### Exercise directions
Without including the pictures, copy out every line below.

### Extracted information
----
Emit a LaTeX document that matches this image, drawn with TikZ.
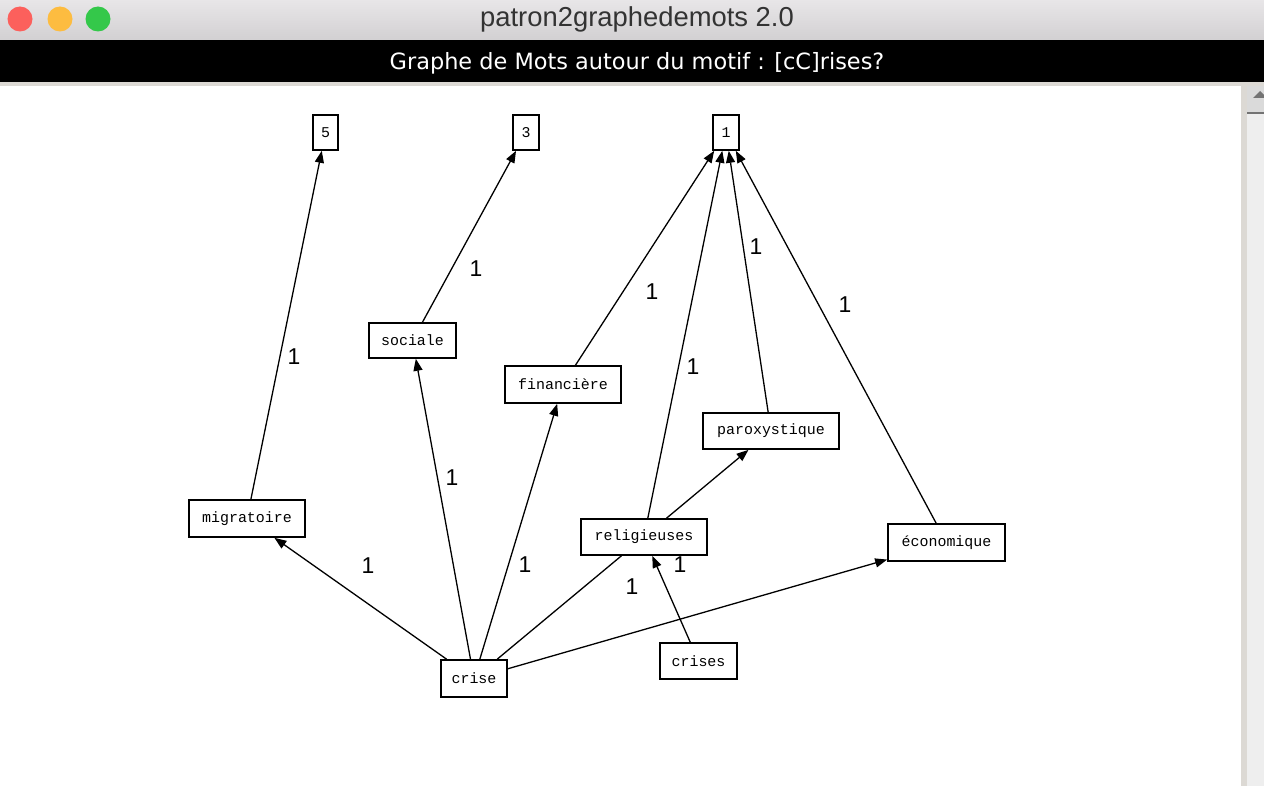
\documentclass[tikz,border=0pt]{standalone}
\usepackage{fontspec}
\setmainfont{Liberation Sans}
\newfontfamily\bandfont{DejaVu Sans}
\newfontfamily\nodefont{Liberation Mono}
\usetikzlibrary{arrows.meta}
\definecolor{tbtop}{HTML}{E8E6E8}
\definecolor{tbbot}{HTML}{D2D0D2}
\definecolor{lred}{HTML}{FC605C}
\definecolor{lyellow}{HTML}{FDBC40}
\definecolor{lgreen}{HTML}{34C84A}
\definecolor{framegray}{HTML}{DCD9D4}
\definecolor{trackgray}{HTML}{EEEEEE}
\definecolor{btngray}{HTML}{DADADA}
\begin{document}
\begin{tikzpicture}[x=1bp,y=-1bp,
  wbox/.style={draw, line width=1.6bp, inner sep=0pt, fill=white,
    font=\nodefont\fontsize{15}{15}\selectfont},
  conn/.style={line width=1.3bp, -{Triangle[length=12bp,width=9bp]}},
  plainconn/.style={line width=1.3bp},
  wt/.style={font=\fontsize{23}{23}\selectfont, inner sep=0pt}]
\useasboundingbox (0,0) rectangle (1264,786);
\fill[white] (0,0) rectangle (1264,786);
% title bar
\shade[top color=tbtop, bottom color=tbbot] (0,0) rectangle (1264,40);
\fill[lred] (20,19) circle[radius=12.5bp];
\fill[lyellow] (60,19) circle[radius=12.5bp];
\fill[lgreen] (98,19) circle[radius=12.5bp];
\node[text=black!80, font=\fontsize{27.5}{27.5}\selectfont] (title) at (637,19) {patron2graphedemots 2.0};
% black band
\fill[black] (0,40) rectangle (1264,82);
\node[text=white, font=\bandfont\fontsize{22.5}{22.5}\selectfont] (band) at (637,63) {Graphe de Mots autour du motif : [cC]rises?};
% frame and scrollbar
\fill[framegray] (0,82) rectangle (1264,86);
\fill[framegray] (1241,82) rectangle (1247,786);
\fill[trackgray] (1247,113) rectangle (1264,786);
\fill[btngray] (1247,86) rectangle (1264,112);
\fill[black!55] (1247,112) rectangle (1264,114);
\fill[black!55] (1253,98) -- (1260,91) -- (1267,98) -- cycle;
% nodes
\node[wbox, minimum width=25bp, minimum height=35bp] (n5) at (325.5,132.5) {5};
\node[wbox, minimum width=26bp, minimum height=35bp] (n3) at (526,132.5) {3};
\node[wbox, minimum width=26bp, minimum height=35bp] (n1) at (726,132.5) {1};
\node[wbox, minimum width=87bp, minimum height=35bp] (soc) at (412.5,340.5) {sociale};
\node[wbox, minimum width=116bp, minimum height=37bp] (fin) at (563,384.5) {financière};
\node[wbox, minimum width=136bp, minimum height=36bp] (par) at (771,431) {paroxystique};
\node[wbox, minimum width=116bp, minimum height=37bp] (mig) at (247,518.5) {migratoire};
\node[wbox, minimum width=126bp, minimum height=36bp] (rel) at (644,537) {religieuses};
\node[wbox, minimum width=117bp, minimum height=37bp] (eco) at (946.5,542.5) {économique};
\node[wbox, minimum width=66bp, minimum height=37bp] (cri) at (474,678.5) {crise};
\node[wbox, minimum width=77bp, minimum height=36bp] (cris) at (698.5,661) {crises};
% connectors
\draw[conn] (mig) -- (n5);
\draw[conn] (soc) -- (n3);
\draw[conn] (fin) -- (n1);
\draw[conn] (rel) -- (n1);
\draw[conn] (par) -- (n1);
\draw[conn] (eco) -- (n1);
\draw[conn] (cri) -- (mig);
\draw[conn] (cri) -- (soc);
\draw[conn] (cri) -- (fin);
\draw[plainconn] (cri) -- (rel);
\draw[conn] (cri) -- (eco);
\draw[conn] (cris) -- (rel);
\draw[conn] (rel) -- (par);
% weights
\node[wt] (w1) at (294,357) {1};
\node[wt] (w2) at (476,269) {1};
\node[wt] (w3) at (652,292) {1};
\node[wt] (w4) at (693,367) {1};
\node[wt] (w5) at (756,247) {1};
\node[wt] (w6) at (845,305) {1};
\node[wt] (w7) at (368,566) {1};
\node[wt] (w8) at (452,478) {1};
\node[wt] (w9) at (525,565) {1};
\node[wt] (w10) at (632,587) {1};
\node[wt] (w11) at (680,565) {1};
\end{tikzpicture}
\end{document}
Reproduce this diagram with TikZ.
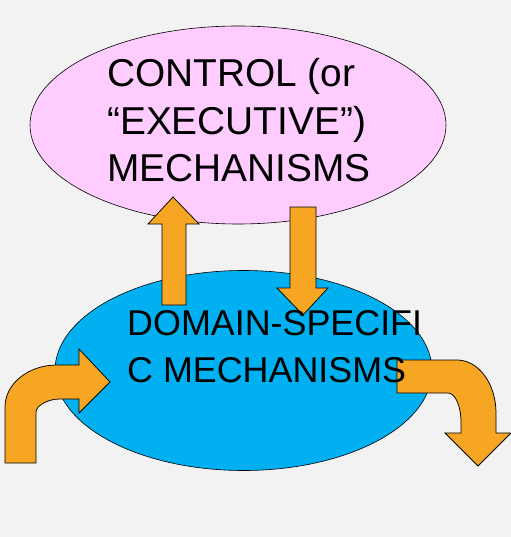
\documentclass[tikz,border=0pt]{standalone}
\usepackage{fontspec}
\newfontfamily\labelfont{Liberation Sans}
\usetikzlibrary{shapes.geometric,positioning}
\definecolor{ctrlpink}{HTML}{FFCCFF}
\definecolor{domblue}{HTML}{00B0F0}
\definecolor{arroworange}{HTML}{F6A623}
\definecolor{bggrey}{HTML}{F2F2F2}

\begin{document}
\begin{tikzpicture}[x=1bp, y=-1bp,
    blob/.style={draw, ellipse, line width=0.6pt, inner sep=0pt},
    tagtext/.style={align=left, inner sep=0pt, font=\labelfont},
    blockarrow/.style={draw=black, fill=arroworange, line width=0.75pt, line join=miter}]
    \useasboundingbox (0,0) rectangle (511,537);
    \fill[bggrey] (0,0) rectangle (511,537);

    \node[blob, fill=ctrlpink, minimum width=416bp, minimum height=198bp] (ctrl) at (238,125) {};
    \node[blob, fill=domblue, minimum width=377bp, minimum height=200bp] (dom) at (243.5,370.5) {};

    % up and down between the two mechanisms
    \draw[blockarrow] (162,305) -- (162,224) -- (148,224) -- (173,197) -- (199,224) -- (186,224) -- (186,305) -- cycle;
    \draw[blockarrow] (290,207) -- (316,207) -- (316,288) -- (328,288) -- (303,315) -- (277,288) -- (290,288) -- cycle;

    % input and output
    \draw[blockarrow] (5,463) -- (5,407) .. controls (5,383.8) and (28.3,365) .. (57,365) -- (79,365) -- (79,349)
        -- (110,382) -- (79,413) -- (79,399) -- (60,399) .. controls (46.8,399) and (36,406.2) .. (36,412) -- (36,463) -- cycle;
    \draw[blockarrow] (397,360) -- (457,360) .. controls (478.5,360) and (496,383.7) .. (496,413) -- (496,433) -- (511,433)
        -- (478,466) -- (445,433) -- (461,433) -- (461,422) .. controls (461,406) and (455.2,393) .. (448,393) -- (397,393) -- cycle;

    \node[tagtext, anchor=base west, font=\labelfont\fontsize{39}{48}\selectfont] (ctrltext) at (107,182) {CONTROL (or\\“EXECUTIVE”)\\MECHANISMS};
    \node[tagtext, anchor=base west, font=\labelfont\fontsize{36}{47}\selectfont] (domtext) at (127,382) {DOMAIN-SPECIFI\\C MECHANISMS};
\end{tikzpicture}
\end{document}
----
### Answer to the problem
Emit a LaTeX document that matches this image, drawn with TikZ.
\documentclass[tikz,border=0pt]{standalone}
\usepackage{fontspec}
\setmainfont{Liberation Sans}
\newfontfamily\bandfont{DejaVu Sans}
\newfontfamily\nodefont{Liberation Mono}
\usetikzlibrary{arrows.meta}
\definecolor{tbtop}{HTML}{E8E6E8}
\definecolor{tbbot}{HTML}{D2D0D2}
\definecolor{lred}{HTML}{FC605C}
\definecolor{lyellow}{HTML}{FDBC40}
\definecolor{lgreen}{HTML}{34C84A}
\definecolor{framegray}{HTML}{DCD9D4}
\definecolor{trackgray}{HTML}{EEEEEE}
\definecolor{btngray}{HTML}{DADADA}
\begin{document}
\begin{tikzpicture}[x=1bp,y=-1bp,
  wbox/.style={draw, line width=1.6bp, inner sep=0pt, fill=white,
    font=\nodefont\fontsize{15}{15}\selectfont},
  conn/.style={line width=1.3bp, -{Triangle[length=12bp,width=9bp]}},
  plainconn/.style={line width=1.3bp},
  wt/.style={font=\fontsize{23}{23}\selectfont, inner sep=0pt}]
\useasboundingbox (0,0) rectangle (1264,786);
\fill[white] (0,0) rectangle (1264,786);
% title bar
\shade[top color=tbtop, bottom color=tbbot] (0,0) rectangle (1264,40);
\fill[lred] (20,19) circle[radius=12.5bp];
\fill[lyellow] (60,19) circle[radius=12.5bp];
\fill[lgreen] (98,19) circle[radius=12.5bp];
\node[text=black!80, font=\fontsize{27.5}{27.5}\selectfont] (title) at (637,19) {patron2graphedemots 2.0};
% black band
\fill[black] (0,40) rectangle (1264,82);
\node[text=white, font=\bandfont\fontsize{22.5}{22.5}\selectfont] (band) at (637,63) {Graphe de Mots autour du motif : [cC]rises?};
% frame and scrollbar
\fill[framegray] (0,82) rectangle (1264,86);
\fill[framegray] (1241,82) rectangle (1247,786);
\fill[trackgray] (1247,113) rectangle (1264,786);
\fill[btngray] (1247,86) rectangle (1264,112);
\fill[black!55] (1247,112) rectangle (1264,114);
\fill[black!55] (1253,98) -- (1260,91) -- (1267,98) -- cycle;
% nodes
\node[wbox, minimum width=25bp, minimum height=35bp] (n5) at (325.5,132.5) {5};
\node[wbox, minimum width=26bp, minimum height=35bp] (n3) at (526,132.5) {3};
\node[wbox, minimum width=26bp, minimum height=35bp] (n1) at (726,132.5) {1};
\node[wbox, minimum width=87bp, minimum height=35bp] (soc) at (412.5,340.5) {sociale};
\node[wbox, minimum width=116bp, minimum height=37bp] (fin) at (563,384.5) {financière};
\node[wbox, minimum width=136bp, minimum height=36bp] (par) at (771,431) {paroxystique};
\node[wbox, minimum width=116bp, minimum height=37bp] (mig) at (247,518.5) {migratoire};
\node[wbox, minimum width=126bp, minimum height=36bp] (rel) at (644,537) {religieuses};
\node[wbox, minimum width=117bp, minimum height=37bp] (eco) at (946.5,542.5) {économique};
\node[wbox, minimum width=66bp, minimum height=37bp] (cri) at (474,678.5) {crise};
\node[wbox, minimum width=77bp, minimum height=36bp] (cris) at (698.5,661) {crises};
% connectors
\draw[conn] (mig) -- (n5);
\draw[conn] (soc) -- (n3);
\draw[conn] (fin) -- (n1);
\draw[conn] (rel) -- (n1);
\draw[conn] (par) -- (n1);
\draw[conn] (eco) -- (n1);
\draw[conn] (cri) -- (mig);
\draw[conn] (cri) -- (soc);
\draw[conn] (cri) -- (fin);
\draw[plainconn] (cri) -- (rel);
\draw[conn] (cri) -- (eco);
\draw[conn] (cris) -- (rel);
\draw[conn] (rel) -- (par);
% weights
\node[wt] (w1) at (294,357) {1};
\node[wt] (w2) at (476,269) {1};
\node[wt] (w3) at (652,292) {1};
\node[wt] (w4) at (693,367) {1};
\node[wt] (w5) at (756,247) {1};
\node[wt] (w6) at (845,305) {1};
\node[wt] (w7) at (368,566) {1};
\node[wt] (w8) at (452,478) {1};
\node[wt] (w9) at (525,565) {1};
\node[wt] (w10) at (632,587) {1};
\node[wt] (w11) at (680,565) {1};
\end{tikzpicture}
\end{document}
Reproduce this diagram with TikZ.
\documentclass[tikz,border=0pt]{standalone}
\usepackage{fontspec}
\newfontfamily\labelfont{Liberation Sans}
\usetikzlibrary{shapes.geometric,positioning}
\definecolor{ctrlpink}{HTML}{FFCCFF}
\definecolor{domblue}{HTML}{00B0F0}
\definecolor{arroworange}{HTML}{F6A623}
\definecolor{bggrey}{HTML}{F2F2F2}

\begin{document}
\begin{tikzpicture}[x=1bp, y=-1bp,
    blob/.style={draw, ellipse, line width=0.6pt, inner sep=0pt},
    tagtext/.style={align=left, inner sep=0pt, font=\labelfont},
    blockarrow/.style={draw=black, fill=arroworange, line width=0.75pt, line join=miter}]
    \useasboundingbox (0,0) rectangle (511,537);
    \fill[bggrey] (0,0) rectangle (511,537);

    \node[blob, fill=ctrlpink, minimum width=416bp, minimum height=198bp] (ctrl) at (238,125) {};
    \node[blob, fill=domblue, minimum width=377bp, minimum height=200bp] (dom) at (243.5,370.5) {};

    % up and down between the two mechanisms
    \draw[blockarrow] (162,305) -- (162,224) -- (148,224) -- (173,197) -- (199,224) -- (186,224) -- (186,305) -- cycle;
    \draw[blockarrow] (290,207) -- (316,207) -- (316,288) -- (328,288) -- (303,315) -- (277,288) -- (290,288) -- cycle;

    % input and output
    \draw[blockarrow] (5,463) -- (5,407) .. controls (5,383.8) and (28.3,365) .. (57,365) -- (79,365) -- (79,349)
        -- (110,382) -- (79,413) -- (79,399) -- (60,399) .. controls (46.8,399) and (36,406.2) .. (36,412) -- (36,463) -- cycle;
    \draw[blockarrow] (397,360) -- (457,360) .. controls (478.5,360) and (496,383.7) .. (496,413) -- (496,433) -- (511,433)
        -- (478,466) -- (445,433) -- (461,433) -- (461,422) .. controls (461,406) and (455.2,393) .. (448,393) -- (397,393) -- cycle;

    \node[tagtext, anchor=base west, font=\labelfont\fontsize{39}{48}\selectfont] (ctrltext) at (107,182) {CONTROL (or\\“EXECUTIVE”)\\MECHANISMS};
    \node[tagtext, anchor=base west, font=\labelfont\fontsize{36}{47}\selectfont] (domtext) at (127,382) {DOMAIN-SPECIFI\\C MECHANISMS};
\end{tikzpicture}
\end{document}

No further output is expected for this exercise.